Clearly, the goalposts are now being moved to reflect closer with reality.

Certainly the fact that bond insuers too are being downgraded may have ripple effects on a definition of quality assets that stretch beyond simply subprime tainted CDOs. This will inevitably lead to more surprise writedowns by banks throughout Asia including the current equity market "ragdoll" of Japan.

Just think about how the downgrading of bond insurers could cascade through the financial system as it applies to re-grading across all bond holdings including munis. And, now more than ever banks have become very sensitive to Basel II capital adequacy requirements.

In China, hedge funds and other investors will now focus on the changing storylines that emerge from other major banks like ICBC and China Construction Bank. Look for continued selling of their stocks until at least 80% of their respective subprime exposure is captured in reserves (US$6.4 billion for the Bank of China) - until then the spread/pair trade between developed and emerging market financial equity stocks will tighten for now.
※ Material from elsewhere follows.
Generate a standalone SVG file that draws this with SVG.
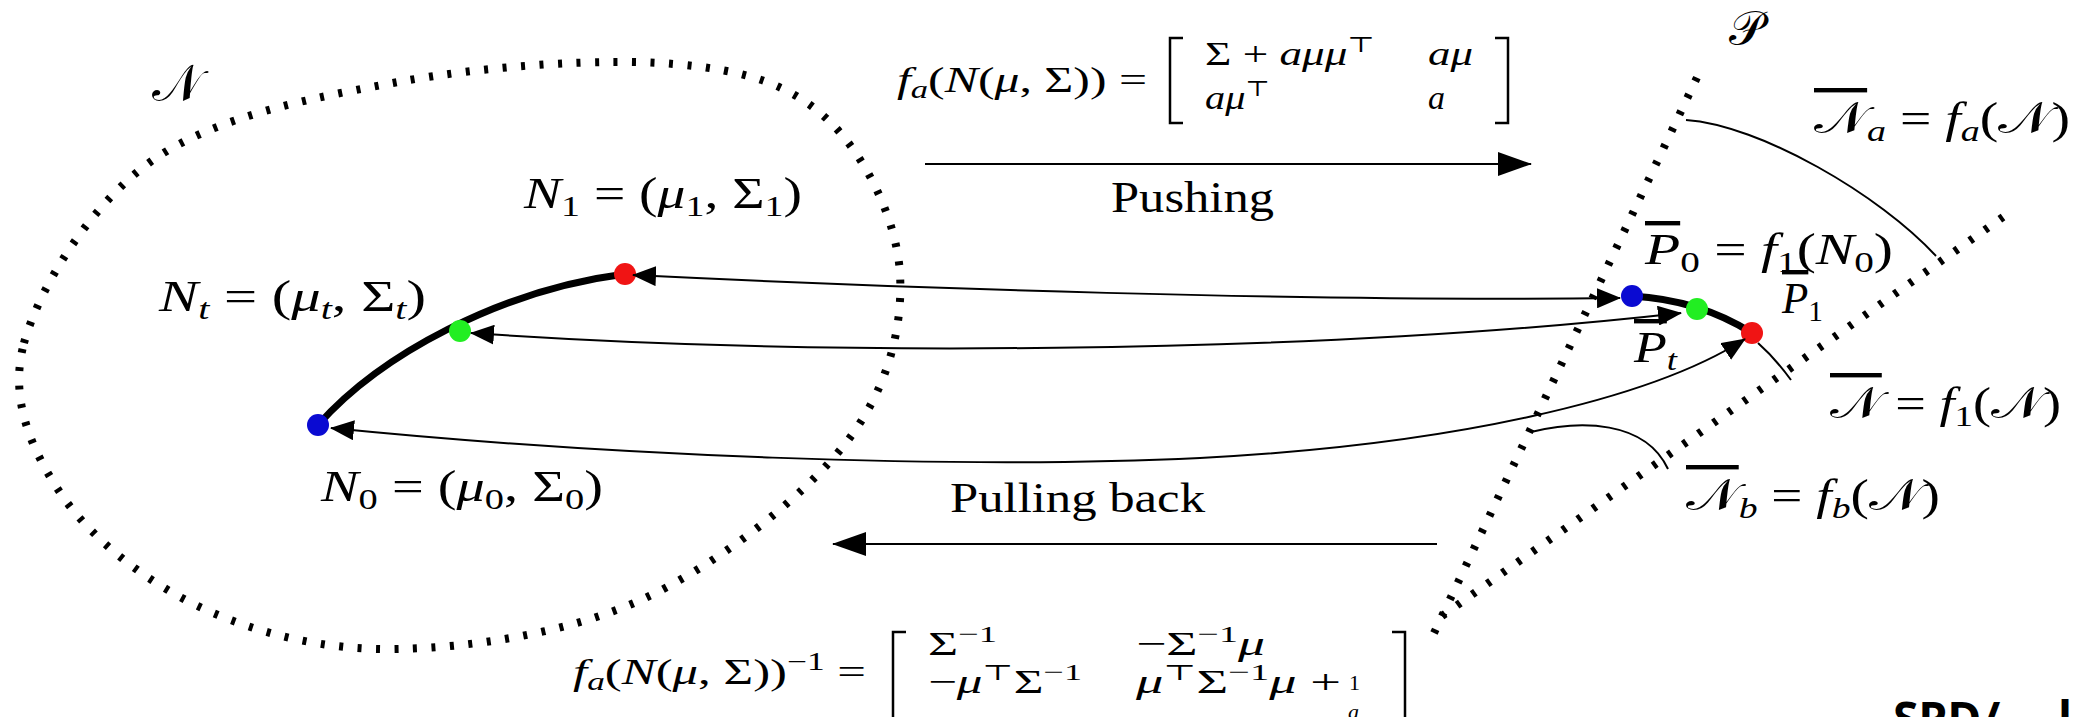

One subtle implication might be the emergence of a political voice among the Chinese population against foreign financial institutional investments - a theme among global SWFs in recent months. Indeed, there are indications that is already the case in some local media circles.

As investors, it is now time to ask your China and pan-Asia hedge fund manager how he/she is taking advantage of this deepening crisis and how that translates in monthly P&L attribution. If the answer is not clear or positive, the advice must be to get out!

The best long/short managers should now be making healthy profits on their short book; these managers forsaw this trade last year and should now be reaping the benefits as they are adaptable. The others will suffer just like the traditional market benchmarks. Mahalo.